First he would sketch the plot in longhand on some piece of note-paper, or in his notebook,

The Black Book

, which Smith used circa 1929-1961. He would then write the first draft, usually in longhand but occasionally directly on the typewriter. He would then rewrite the story 3 or 4 times (Smith’s own estimate); this he usually did directly on the typewriter. Also, he would subject each draft to considerable

alteration and correction in longhand, taking the ms. with him on a stroll and reading aloud to himself […](p. 19).

Unlike Lovecraft, who would refuse to allow publication of his stories without assurances that they would be printed without editorial alteration, Clark Ashton Smith would revise a tale if it would ensure acceptance. Smith was not any less devoted to his art than his friend, but unlike HPL he had to consider his responsibilities in caring for his elderly and infirm parents. He tolerated these changes to his carefully crafted short stories with varying degrees of resentment, and vowed that if he ever had the opportunity to collect them between hard covers he would restore the excised text. Unfortunately, he experienced severe eyestrain during the preparation of his first Arkham House collections, so he provided magazine tear sheets to August Derleth for his secretary to use in the preparation of a manuscript.
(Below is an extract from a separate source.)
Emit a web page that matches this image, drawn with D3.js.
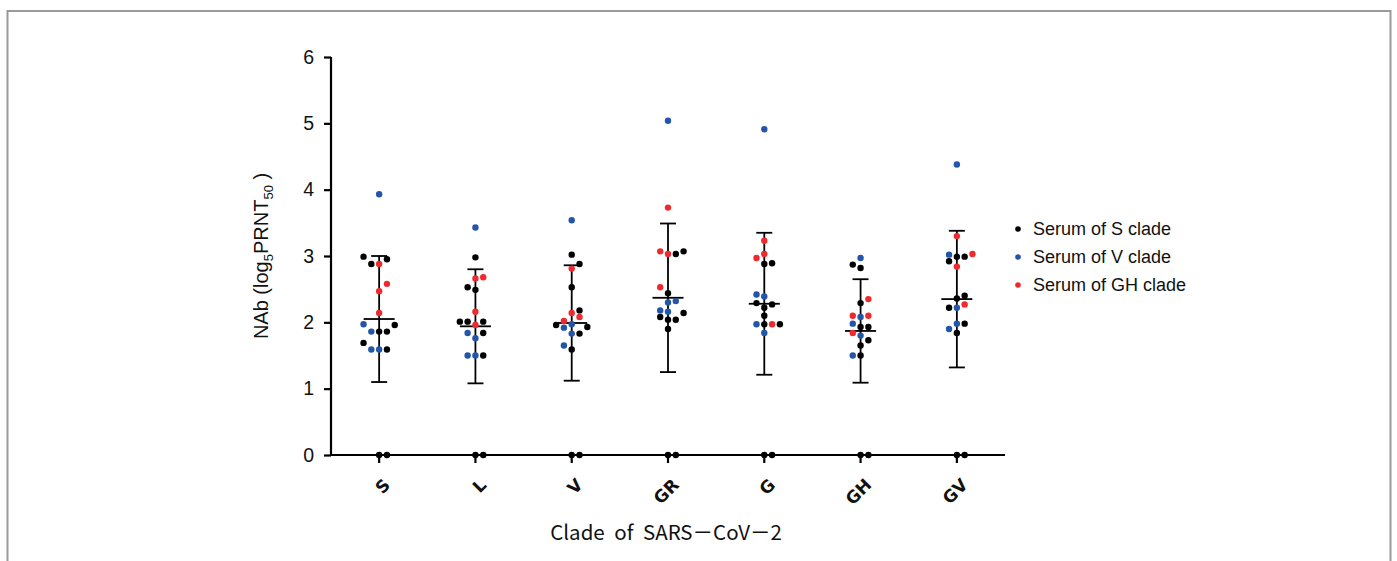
<!DOCTYPE html>
<html>
<head>
<meta charset="utf-8">
<script src="https://cdn.jsdelivr.net/npm/d3@7"></script>
<style>
  html, body { margin: 0; padding: 0; background: #fff; }
  svg { display: block; }
</style>
</head>
<body>
<svg id="chart" width="1397" height="561"></svg>
<script>
// ---------- data (value, serum clade, horizontal lane) ----------
const clades = ["S", "L", "V", "GR", "G", "GH", "GV"];
const yTicks = [0, 1, 2, 3, 4, 5, 6];
const serumGroups = ["S", "V", "GH"];
const legendLabels = ["Serum of S clade", "Serum of V clade", "Serum of GH clade"];
const serumColors = ["#000000", "#2356a8", "#ee2a2e"];

const ptsS = [[3.93,"V",0],[2.99,"S",-2],[2.95,"S",1],[2.88,"S",-1],[2.88,"GH",0],[2.58,"GH",1],[2.47,"GH",0],[2.14,"GH",0],[1.97,"V",-2],[1.96,"S",2],[1.86,"V",-1],[1.86,"S",0],[1.86,"S",1],[1.69,"S",-2],[1.59,"V",-1],[1.59,"V",0],[1.59,"S",1],[0,"S",0],[0,"S",1]];
const ptsL = [[3.43,"V",0],[2.98,"S",0],[2.66,"GH",0],[2.68,"GH",1],[2.53,"S",-1],[2.49,"S",0],[2.16,"GH",0],[2.01,"S",-2],[2.01,"S",-1],[2.01,"S",1],[1.96,"GH",0],[1.84,"V",-1],[1.84,"S",1],[1.76,"V",0],[1.50,"V",-1],[1.50,"V",0],[1.50,"S",1],[0,"S",0],[0,"S",1]];
const ptsV = [[3.54,"V",0],[3.02,"S",0],[2.88,"S",1],[2.81,"GH",0],[2.53,"S",0],[2.18,"S",1],[2.14,"GH",0],[2.08,"GH",1],[2.02,"GH",-1],[1.96,"S",-2],[1.97,"V",0],[1.93,"S",2],[1.92,"V",-1],[1.83,"V",0],[1.83,"S",1],[1.65,"V",-1],[1.59,"S",0],[0,"S",0],[0,"S",1]];
const ptsGR = [[5.04,"V",0],[3.73,"GH",0],[3.07,"GH",-1],[3.03,"GH",0],[3.03,"S",1],[3.07,"S",2],[2.53,"GH",-1],[2.44,"S",0],[2.30,"V",0],[2.32,"V",1],[2.18,"V",-1],[2.16,"V",0],[2.08,"S",-1],[2.04,"S",0],[2.04,"S",1],[2.14,"S",2],[1.90,"S",0],[0,"S",0],[0,"S",1]];
const ptsG = [[4.91,"V",0],[3.23,"GH",0],[3.03,"GH",0],[2.97,"GH",-1],[2.88,"S",0],[2.89,"S",1],[2.42,"V",-1],[2.39,"V",0],[2.29,"S",-1],[2.27,"S",1],[2.22,"S",0],[2.10,"S",0],[1.97,"V",-1],[1.97,"S",0],[1.97,"GH",1],[1.97,"S",2],[1.84,"V",0],[0,"S",0],[0,"S",1]];
const ptsGH = [[2.97,"V",0],[2.87,"S",-1],[2.82,"S",0],[2.29,"S",0],[2.35,"GH",1],[2.10,"GH",-1],[2.08,"V",0],[2.10,"GH",1],[1.98,"V",-1],[1.93,"S",0],[1.93,"S",1],[1.84,"GH",-1],[1.80,"V",0],[1.73,"S",1],[1.65,"S",0],[1.50,"V",-1],[1.50,"S",0],[0,"S",0],[0,"S",1]];
const ptsGV = [[4.38,"V",0],[3.30,"GH",0],[3.02,"V",-1],[3.03,"GH",2],[2.99,"S",0],[2.99,"S",1],[2.92,"S",-1],[2.84,"GH",0],[2.40,"S",1],[2.36,"S",0],[2.27,"GH",1],[2.22,"S",-1],[2.22,"V",0],[1.98,"V",0],[1.98,"S",1],[1.90,"V",-1],[1.84,"S",0],[0,"S",0],[0,"S",1]];

const means = [2.05, 1.94, 1.99, 2.37, 2.28, 1.87, 2.35];
const sds   = [0.95, 0.86, 0.87, 1.12, 1.07, 0.78, 1.03];

const xTitle = "Clade of SARS－CoV－2";

// ---------- layout ----------
const svg = d3.select("#chart");
const plotLeft = 331, plotRight = 1005, plotTop = 57, plotBottom = 455;

const x = d3.scaleBand().domain(clades).range([plotLeft, plotRight]);
const y = d3.scaleLinear().domain([0, 6]).range([plotBottom, plotTop]);
const lane = d3.scaleLinear().domain([-1, 1]).range([-7.8, 7.8]);
const color = d3.scaleOrdinal().domain(serumGroups).range(serumColors);

// frame
svg.append("rect")
  .attr("x", 7.5).attr("y", 11).attr("width", 1383).attr("height", 600)
  .attr("fill", "none").attr("stroke", "#9a9a9a").attr("stroke-width", 2);

const allPts = [ptsS, ptsL, ptsV, ptsGR, ptsG, ptsGH, ptsGV];

// error bars
const eb = svg.append("g").attr("stroke", "#000").attr("stroke-width", 1.8).attr("fill", "none");
clades.forEach((c, i) => {
  const cx = x(c) + x.bandwidth() / 2;
  const m = means[i], s = sds[i];
  eb.append("line").attr("x1", cx).attr("x2", cx).attr("y1", y(m + s)).attr("y2", y(m - s));
  eb.append("line").attr("x1", cx - 8).attr("x2", cx + 8).attr("y1", y(m + s)).attr("y2", y(m + s));
  eb.append("line").attr("x1", cx - 8).attr("x2", cx + 8).attr("y1", y(m - s)).attr("y2", y(m - s));
  eb.append("line").attr("x1", cx - 15.5).attr("x2", cx + 15.5).attr("y1", y(m)).attr("y2", y(m));
});

// axes
const yAxis = svg.append("g")
  .attr("transform", `translate(${plotLeft},0)`)
  .call(d3.axisLeft(y).tickValues(yTicks).tickFormat(d3.format("d")).tickSize(7).tickPadding(10));
yAxis.select(".domain").attr("stroke-width", 2.2).attr("d", `M0,${plotTop}V${plotBottom}`);
yAxis.selectAll(".tick line").attr("stroke-width", 2.2);
yAxis.selectAll(".tick text").attr("font-family", "'Liberation Sans', Arial, sans-serif").attr("font-size", 19.5).attr("fill", "#111");

const xAxis = svg.append("g")
  .attr("transform", `translate(0,${plotBottom})`)
  .call(d3.axisBottom(x).tickSize(8).tickPadding(4));
xAxis.select(".domain").attr("stroke-width", 2.2).attr("d", `M${plotLeft},0H${plotRight}`);
xAxis.selectAll(".tick line").attr("stroke-width", 2.2);
xAxis.selectAll(".tick text")
  .attr("font-family", "'DejaVu Sans', 'Liberation Sans', sans-serif")
  .attr("font-weight", "bold").attr("font-size", 17).attr("fill", "#111")
  .attr("text-anchor", "end")
  .attr("dy", null)
  .attr("transform", "translate(12,31) rotate(-45)")
  .attr("x", 0).attr("y", 0);

// dots
const dots = svg.append("g");
clades.forEach((c, i) => {
  const cx = x(c) + x.bandwidth() / 2;
  dots.selectAll(null).data(allPts[i]).enter().append("circle")
    .attr("cx", d => cx + lane(d[2]))
    .attr("cy", d => y(d[0]))
    .attr("r", 3.2)
    .attr("fill", d => color(d[1]));
});

// axis titles
svg.append("text")
  .attr("x", 666).attr("y", 540)
  .attr("text-anchor", "middle")
  .attr("font-family", "'Noto Sans CJK KR', 'Noto Sans', sans-serif")
  .attr("font-size", 20.5).attr("word-spacing", 5).attr("fill", "#111")
  .text(xTitle);

const yt = svg.append("text")
  .attr("transform", `translate(268,${(plotTop + plotBottom) / 2}) rotate(-90)`)
  .attr("text-anchor", "middle")
  .attr("font-family", "'Liberation Sans', Arial, sans-serif")
  .attr("font-size", 20).attr("fill", "#111");
yt.append("tspan").text("NAb (log");
yt.append("tspan").attr("font-size", 13).attr("dy", 5).text("5");
yt.append("tspan").attr("dy", -5).text("PRNT");
yt.append("tspan").attr("font-size", 13).attr("dy", 5).text("50");
yt.append("tspan").attr("dy", -5).text(" )");

// legend
const lg = svg.append("g");
serumGroups.forEach((g, i) => {
  const ly = 229 + i * 28;
  lg.append("circle").attr("cx", 1018).attr("cy", ly).attr("r", 2.8).attr("fill", color(g));
  lg.append("text").attr("x", 1033).attr("y", ly + 6)
    .attr("font-family", "'Liberation Sans', Arial, sans-serif")
    .attr("font-size", 18).attr("fill", "#111")
    .text(legendLabels[i]);
});
</script>
</body>
</html>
Lin Carter was the first of Smith’s editors to attempt to provide the reader with pure Smith, but the efforts of Steve Behrends and Mark Michaud have revealed the extent to which Smith’s prose was compromised. Through their series of pamphlets, the Unexpurgated Clark Ashton Smith, the reader and critic could see precisely the severity of these compromises.

In establishing what the editors believe to be what Smith would have preferred, we were fortunate in having access to several repositories of Smith’s manuscripts, most notably the Clark Ashton Smith Papers deposited at the John Hay Library of Brown University, but also including the Bancroft Library of the University of California at Berkeley, Special Collections of Brigham Young University, the California State Library, and several private collections. Priority was given to the latest known typescript except where Smith indicated that he had been forced to make changes to satisfy editorial requirements. In these instances we compared the last version that satisfied Smith with the version sold. Changes made include the restoration of deleted material, except only in those instances where the change of a word or phrase seems consistent with an attempt by Smith to improve the story, as opposed to the change of a word or phrase to a less Latinate, and less graceful, near-equivalent. This represents a hybrid or fusion of two competing versions, but it is the only way that we see that Smith’s intentions as author may be honored.